Nigeria must urgently implement policies to protect its economy from the damaging effects of global oil price volatility, according to a new report. The analysis, titled 'Oil windfall, domestic pain: Why Nigeria must shield its economy from global price shocks,' argues that the nation's heavy reliance on petroleum exports leaves its citizens exposed to international market fluctuations. This vulnerability persists even during periods of high prices, which generate significant revenue windfalls for the state.
Historically, Nigeria's federal budget and foreign exchange earnings are directly tied to the price of crude oil on international markets. When prices surge, government coffers swell, but this influx of petrodollars often fails to translate into broad-based economic stability or shield the populace from inflation. Conversely, when prices crash, the resulting revenue shortfalls trigger severe austerity measures, currency devaluation, and spikes in the cost of imported goods. This cycle creates a boom-and-bust pattern that undermines long-term planning and investment.
The core problem, the report suggests, is an economy structured around capturing and spending oil rents rather than generating sustainable, diversified growth. Windfall revenues are frequently absorbed by recurrent expenditures and subsidies rather than being channeled into productive investments that could reduce future vulnerability. This leaves the country's fiscal health perpetually hostage to the decisions of OPEC+ and global demand trends, over which it has little control.
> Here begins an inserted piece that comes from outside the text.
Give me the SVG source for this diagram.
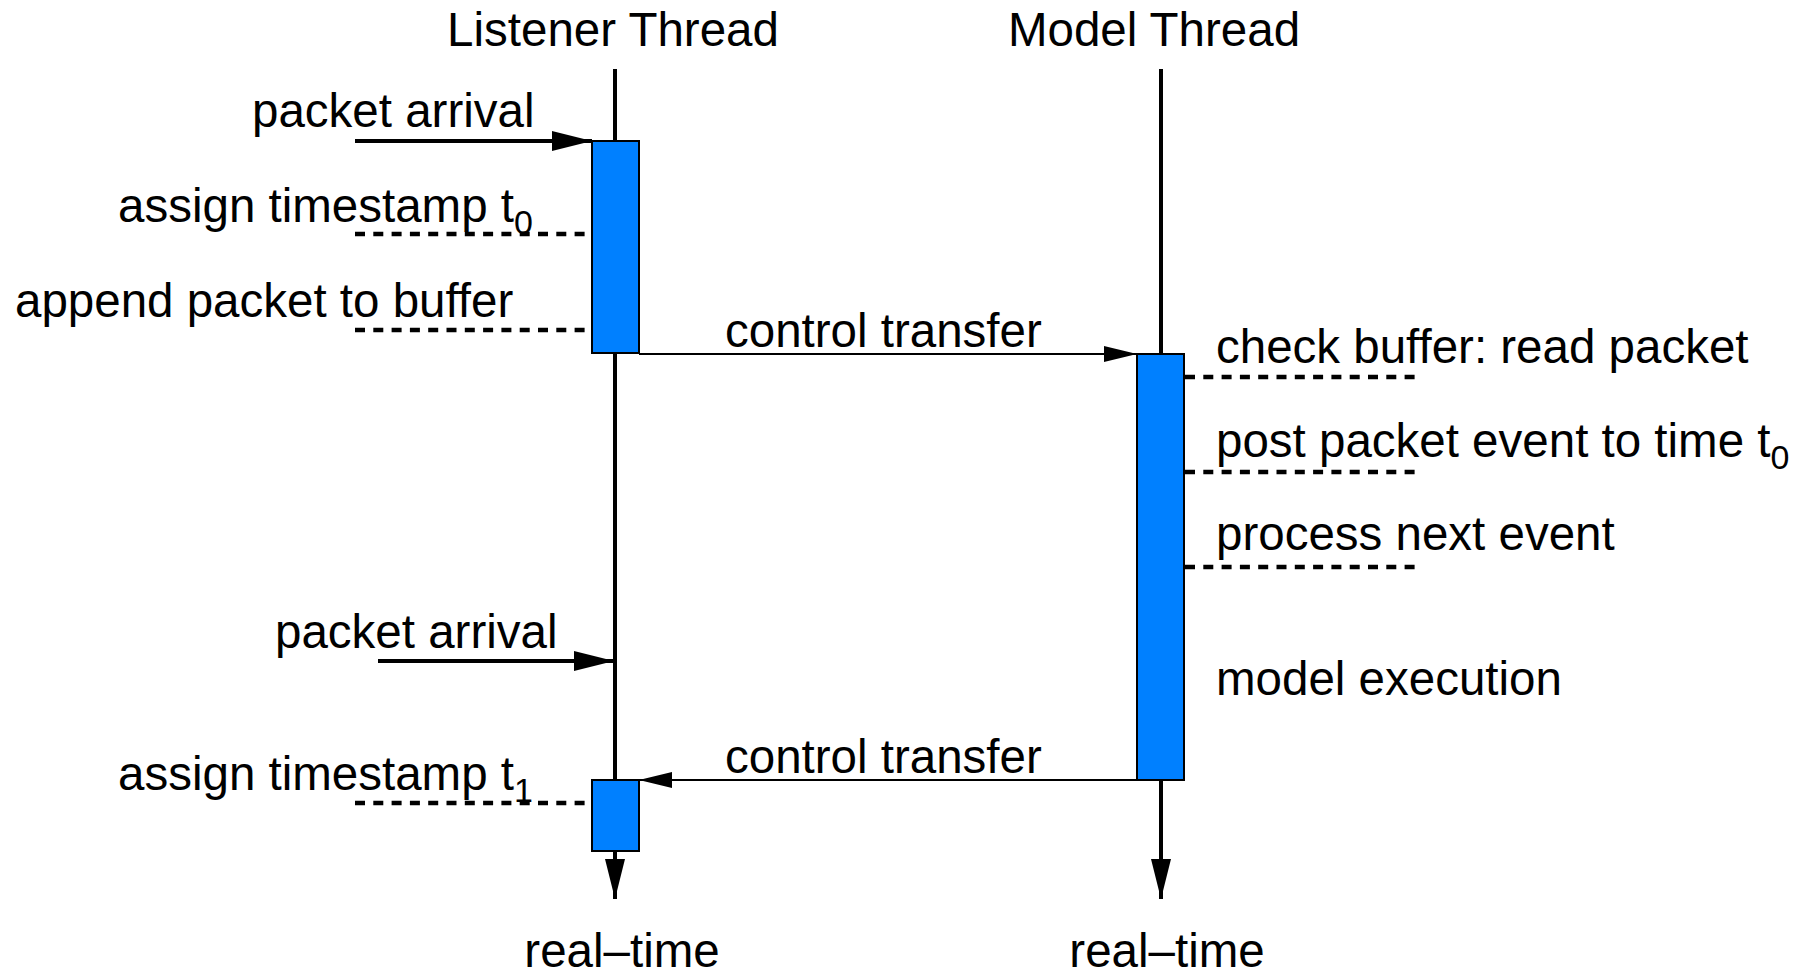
<svg xmlns="http://www.w3.org/2000/svg" width="1815" height="974" viewBox="0 0 1815 974">
<style>
  text { font-family: "Liberation Sans", Arial, sans-serif; font-size: 47.5px; fill: #000; }
  .sub { font-size: 34px; }
  .life { stroke: #000; stroke-width: 4; fill: none; }
  .act { fill: #0080ff; stroke: #000; stroke-width: 2; }
  .thick { stroke: #000; stroke-width: 4; fill: none; }
  .thin { stroke: #000; stroke-width: 2; fill: none; }
  .dash { stroke: #000; stroke-width: 4.5; fill: none; stroke-dasharray: 10 8.3; }
</style>
<defs>
  <marker id="ahThick" markerUnits="userSpaceOnUse" markerWidth="40" markerHeight="22" refX="40" refY="11" orient="auto">
    <path d="M0,1 L40,11 L0,21 z" fill="#000"/>
  </marker>
  <marker id="ahThin" markerUnits="userSpaceOnUse" markerWidth="33" markerHeight="18" refX="33" refY="9" orient="auto">
    <path d="M0,1 L33,9 L0,17 z" fill="#000"/>
  </marker>
</defs>
<rect width="1815" height="974" fill="#fff"/>

<g id="connectors">
  <line class="life" x1="615" y1="69" x2="615" y2="899" marker-end="url(#ahThick)"/>
  <line class="life" x1="1161" y1="69" x2="1161" y2="899" marker-end="url(#ahThick)"/>
  <line class="thick" x1="355" y1="141" x2="592" y2="141" marker-end="url(#ahThick)"/>
  <line class="thick" x1="378" y1="661" x2="614" y2="661" marker-end="url(#ahThick)"/>
  <line class="thin" x1="639" y1="354" x2="1137" y2="354" marker-end="url(#ahThin)"/>
  <line class="thin" x1="1137" y1="780" x2="639" y2="780" marker-end="url(#ahThin)"/>
  <line class="dash" x1="355" y1="234" x2="592" y2="234"/>
  <line class="dash" x1="355" y1="330" x2="592" y2="330"/>
  <line class="dash" x1="355" y1="803" x2="592" y2="803"/>
  <line class="dash" x1="1185" y1="377" x2="1421" y2="377"/>
  <line class="dash" x1="1185" y1="472" x2="1421" y2="472"/>
  <line class="dash" x1="1185" y1="567" x2="1421" y2="567"/>
</g>

<g id="listener-thread">
  <text x="613" y="46" text-anchor="middle">Listener Thread</text>
  <rect class="act" x="592" y="141" width="47" height="212"/>
  <rect class="act" x="592" y="780" width="47" height="71"/>
  <text x="622" y="967" text-anchor="middle">real–time</text>
</g>

<g id="model-thread">
  <text x="1154" y="46" text-anchor="middle">Model Thread</text>
  <rect class="act" x="1137" y="354" width="47" height="426"/>
  <text x="1167" y="967" text-anchor="middle">real–time</text>
</g>

<g id="listener-labels">
  <text x="252" y="127">packet arrival</text>
  <text x="118" y="222">assign timestamp t<tspan class="sub" dy="12">0</tspan></text>
  <text x="15" y="317">append packet to buffer</text>
  <text x="275" y="648">packet arrival</text>
  <text x="118" y="790">assign timestamp t<tspan class="sub" dy="12">1</tspan></text>
</g>

<g id="control-labels">
  <text x="725" y="347">control transfer</text>
  <text x="725" y="773">control transfer</text>
</g>

<g id="model-labels">
  <text x="1216" y="363">check buffer: read packet</text>
  <text x="1216" y="457">post packet event to time t<tspan class="sub" dy="12">0</tspan></text>
  <text x="1216" y="550">process next event</text>
  <text x="1216" y="695">model execution</text>
</g>
</svg>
For ordinary Nigerians, this macroeconomic instability manifests as unpredictable costs for essentials like food, transportation, and energy. The report highlights that price shocks on the global market are rapidly transmitted to local markets, eroding purchasing power and living standards. This direct link between international commodity trading floors and domestic hardship underscores the urgent need for a buffer between the two.
Building a resilient economy would require a fundamental shift in policy focus, moving beyond mere revenue management. The report implies that strategic investments in agriculture, manufacturing, and renewable energy infrastructure are critical to reducing import dependency. Developing these sectors would create jobs, conserve foreign exchange, and establish a more stable foundation for growth less susceptible to external commodity cycles.
Furthermore, the analysis points to the necessity of strengthening fiscal buffers, such as a more robust sovereign wealth fund, to smooth government spending across price cycles. Such a mechanism would allow the state to save excess revenue during boom periods and deploy it to maintain essential services and investment during downturns. This counter-cyclical approach could help stabilize the economy and protect public welfare from the worst effects of market volatility.
The call for economic shielding comes at a critical juncture, as global energy transitions and geopolitical tensions promise continued uncertainty in oil markets. Nigeria's failure to decouple its domestic economic fortunes from this volatility risks perpetuating a cycle of crisis and short-term recovery. The report serves as a stark reminder that resource wealth alone is insufficient for national prosperity without the institutional frameworks to manage it effectively.
Implementing the recommended structural changes will require sustained political will and long-term commitment across successive administrations. The immediate next step involves translating this analytical framework into concrete policy proposals for the 2026 budget cycle and beyond, a process that must begin with serious parliamentary and public debate on the nation's economic future.